"""

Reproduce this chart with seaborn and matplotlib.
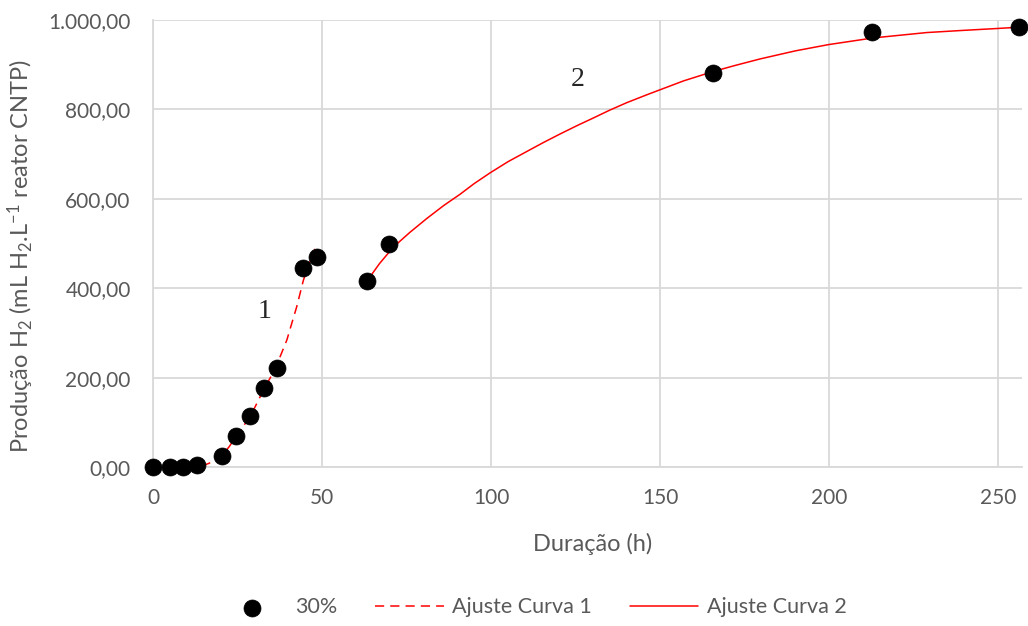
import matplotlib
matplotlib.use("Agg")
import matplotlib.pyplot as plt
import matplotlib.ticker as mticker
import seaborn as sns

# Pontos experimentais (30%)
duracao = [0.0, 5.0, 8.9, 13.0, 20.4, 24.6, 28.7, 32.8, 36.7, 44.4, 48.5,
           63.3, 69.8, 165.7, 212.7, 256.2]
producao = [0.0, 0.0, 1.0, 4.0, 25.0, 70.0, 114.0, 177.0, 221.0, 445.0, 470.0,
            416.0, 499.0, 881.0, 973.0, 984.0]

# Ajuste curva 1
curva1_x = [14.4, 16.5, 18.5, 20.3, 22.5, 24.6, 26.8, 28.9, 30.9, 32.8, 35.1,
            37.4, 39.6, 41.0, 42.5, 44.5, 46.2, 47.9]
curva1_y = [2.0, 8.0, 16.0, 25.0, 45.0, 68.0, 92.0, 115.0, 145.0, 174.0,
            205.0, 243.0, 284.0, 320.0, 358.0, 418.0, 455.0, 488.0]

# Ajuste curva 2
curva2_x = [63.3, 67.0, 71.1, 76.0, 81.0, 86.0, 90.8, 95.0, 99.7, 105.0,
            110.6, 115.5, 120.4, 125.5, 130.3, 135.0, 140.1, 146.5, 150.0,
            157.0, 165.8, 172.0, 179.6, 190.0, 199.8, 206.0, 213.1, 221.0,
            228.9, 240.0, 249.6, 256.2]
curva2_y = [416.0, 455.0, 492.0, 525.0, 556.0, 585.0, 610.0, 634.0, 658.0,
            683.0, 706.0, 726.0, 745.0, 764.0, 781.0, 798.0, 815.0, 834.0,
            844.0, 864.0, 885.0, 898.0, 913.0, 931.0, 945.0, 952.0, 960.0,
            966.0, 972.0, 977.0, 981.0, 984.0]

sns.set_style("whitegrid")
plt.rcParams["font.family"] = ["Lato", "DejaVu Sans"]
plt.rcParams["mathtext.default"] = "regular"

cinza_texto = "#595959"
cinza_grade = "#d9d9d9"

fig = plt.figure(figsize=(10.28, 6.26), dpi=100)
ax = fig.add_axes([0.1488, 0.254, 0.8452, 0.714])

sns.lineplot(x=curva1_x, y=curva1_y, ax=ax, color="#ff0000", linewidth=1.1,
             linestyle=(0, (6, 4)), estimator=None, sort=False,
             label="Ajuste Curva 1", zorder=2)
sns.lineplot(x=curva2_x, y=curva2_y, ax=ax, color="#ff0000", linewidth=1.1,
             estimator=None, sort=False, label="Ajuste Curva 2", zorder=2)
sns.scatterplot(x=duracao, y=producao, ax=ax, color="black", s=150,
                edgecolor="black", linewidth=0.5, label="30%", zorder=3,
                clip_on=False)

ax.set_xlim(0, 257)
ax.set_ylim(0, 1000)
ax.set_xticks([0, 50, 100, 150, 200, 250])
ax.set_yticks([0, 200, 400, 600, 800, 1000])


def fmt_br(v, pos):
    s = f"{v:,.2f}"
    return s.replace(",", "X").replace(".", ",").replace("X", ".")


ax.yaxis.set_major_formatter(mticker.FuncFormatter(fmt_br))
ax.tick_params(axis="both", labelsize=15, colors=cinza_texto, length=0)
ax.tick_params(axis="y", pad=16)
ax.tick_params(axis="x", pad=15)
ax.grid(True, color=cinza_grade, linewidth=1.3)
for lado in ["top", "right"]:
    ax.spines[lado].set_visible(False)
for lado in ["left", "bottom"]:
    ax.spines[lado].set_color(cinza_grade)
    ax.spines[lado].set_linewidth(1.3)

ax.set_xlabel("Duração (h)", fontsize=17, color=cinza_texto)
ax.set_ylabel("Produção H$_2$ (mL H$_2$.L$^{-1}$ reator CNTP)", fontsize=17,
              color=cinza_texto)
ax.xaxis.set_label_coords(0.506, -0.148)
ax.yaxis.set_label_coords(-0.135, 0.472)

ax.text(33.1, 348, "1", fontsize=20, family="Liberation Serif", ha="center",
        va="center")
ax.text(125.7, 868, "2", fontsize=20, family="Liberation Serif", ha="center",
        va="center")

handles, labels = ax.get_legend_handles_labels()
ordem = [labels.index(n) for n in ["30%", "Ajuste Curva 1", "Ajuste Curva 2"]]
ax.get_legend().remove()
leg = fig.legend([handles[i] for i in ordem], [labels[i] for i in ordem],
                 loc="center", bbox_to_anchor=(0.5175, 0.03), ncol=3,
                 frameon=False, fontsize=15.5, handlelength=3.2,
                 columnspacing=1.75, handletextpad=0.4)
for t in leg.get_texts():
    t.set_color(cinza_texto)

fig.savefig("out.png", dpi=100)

"""

The data should be printed again unchanged; leave its pictures out.

- TASK ANSWER:
Reproduce this chart with seaborn and matplotlib.
import matplotlib
matplotlib.use("Agg")
import matplotlib.pyplot as plt
import matplotlib.ticker as mticker
import seaborn as sns

# Pontos experimentais (30%)
duracao = [0.0, 5.0, 8.9, 13.0, 20.4, 24.6, 28.7, 32.8, 36.7, 44.4, 48.5,
           63.3, 69.8, 165.7, 212.7, 256.2]
producao = [0.0, 0.0, 1.0, 4.0, 25.0, 70.0, 114.0, 177.0, 221.0, 445.0, 470.0,
            416.0, 499.0, 881.0, 973.0, 984.0]

# Ajuste curva 1
curva1_x = [14.4, 16.5, 18.5, 20.3, 22.5, 24.6, 26.8, 28.9, 30.9, 32.8, 35.1,
            37.4, 39.6, 41.0, 42.5, 44.5, 46.2, 47.9]
curva1_y = [2.0, 8.0, 16.0, 25.0, 45.0, 68.0, 92.0, 115.0, 145.0, 174.0,
            205.0, 243.0, 284.0, 320.0, 358.0, 418.0, 455.0, 488.0]

# Ajuste curva 2
curva2_x = [63.3, 67.0, 71.1, 76.0, 81.0, 86.0, 90.8, 95.0, 99.7, 105.0,
            110.6, 115.5, 120.4, 125.5, 130.3, 135.0, 140.1, 146.5, 150.0,
            157.0, 165.8, 172.0, 179.6, 190.0, 199.8, 206.0, 213.1, 221.0,
            228.9, 240.0, 249.6, 256.2]
curva2_y = [416.0, 455.0, 492.0, 525.0, 556.0, 585.0, 610.0, 634.0, 658.0,
            683.0, 706.0, 726.0, 745.0, 764.0, 781.0, 798.0, 815.0, 834.0,
            844.0, 864.0, 885.0, 898.0, 913.0, 931.0, 945.0, 952.0, 960.0,
            966.0, 972.0, 977.0, 981.0, 984.0]

sns.set_style("whitegrid")
plt.rcParams["font.family"] = ["Lato", "DejaVu Sans"]
plt.rcParams["mathtext.default"] = "regular"

cinza_texto = "#595959"
cinza_grade = "#d9d9d9"

fig = plt.figure(figsize=(10.28, 6.26), dpi=100)
ax = fig.add_axes([0.1488, 0.254, 0.8452, 0.714])

sns.lineplot(x=curva1_x, y=curva1_y, ax=ax, color="#ff0000", linewidth=1.1,
             linestyle=(0, (6, 4)), estimator=None, sort=False,
             label="Ajuste Curva 1", zorder=2)
sns.lineplot(x=curva2_x, y=curva2_y, ax=ax, color="#ff0000", linewidth=1.1,
             estimator=None, sort=False, label="Ajuste Curva 2", zorder=2)
sns.scatterplot(x=duracao, y=producao, ax=ax, color="black", s=150,
                edgecolor="black", linewidth=0.5, label="30%", zorder=3,
                clip_on=False)

ax.set_xlim(0, 257)
ax.set_ylim(0, 1000)
ax.set_xticks([0, 50, 100, 150, 200, 250])
ax.set_yticks([0, 200, 400, 600, 800, 1000])


def fmt_br(v, pos):
    s = f"{v:,.2f}"
    return s.replace(",", "X").replace(".", ",").replace("X", ".")


ax.yaxis.set_major_formatter(mticker.FuncFormatter(fmt_br))
ax.tick_params(axis="both", labelsize=15, colors=cinza_texto, length=0)
ax.tick_params(axis="y", pad=16)
ax.tick_params(axis="x", pad=15)
ax.grid(True, color=cinza_grade, linewidth=1.3)
for lado in ["top", "right"]:
    ax.spines[lado].set_visible(False)
for lado in ["left", "bottom"]:
    ax.spines[lado].set_color(cinza_grade)
    ax.spines[lado].set_linewidth(1.3)

ax.set_xlabel("Duração (h)", fontsize=17, color=cinza_texto)
ax.set_ylabel("Produção H$_2$ (mL H$_2$.L$^{-1}$ reator CNTP)", fontsize=17,
              color=cinza_texto)
ax.xaxis.set_label_coords(0.506, -0.148)
ax.yaxis.set_label_coords(-0.135, 0.472)

ax.text(33.1, 348, "1", fontsize=20, family="Liberation Serif", ha="center",
        va="center")
ax.text(125.7, 868, "2", fontsize=20, family="Liberation Serif", ha="center",
        va="center")

handles, labels = ax.get_legend_handles_labels()
ordem = [labels.index(n) for n in ["30%", "Ajuste Curva 1", "Ajuste Curva 2"]]
ax.get_legend().remove()
leg = fig.legend([handles[i] for i in ordem], [labels[i] for i in ordem],
                 loc="center", bbox_to_anchor=(0.5175, 0.03), ncol=3,
                 frameon=False, fontsize=15.5, handlelength=3.2,
                 columnspacing=1.75, handletextpad=0.4)
for t in leg.get_texts():
    t.set_color(cinza_texto)

fig.savefig("out.png", dpi=100)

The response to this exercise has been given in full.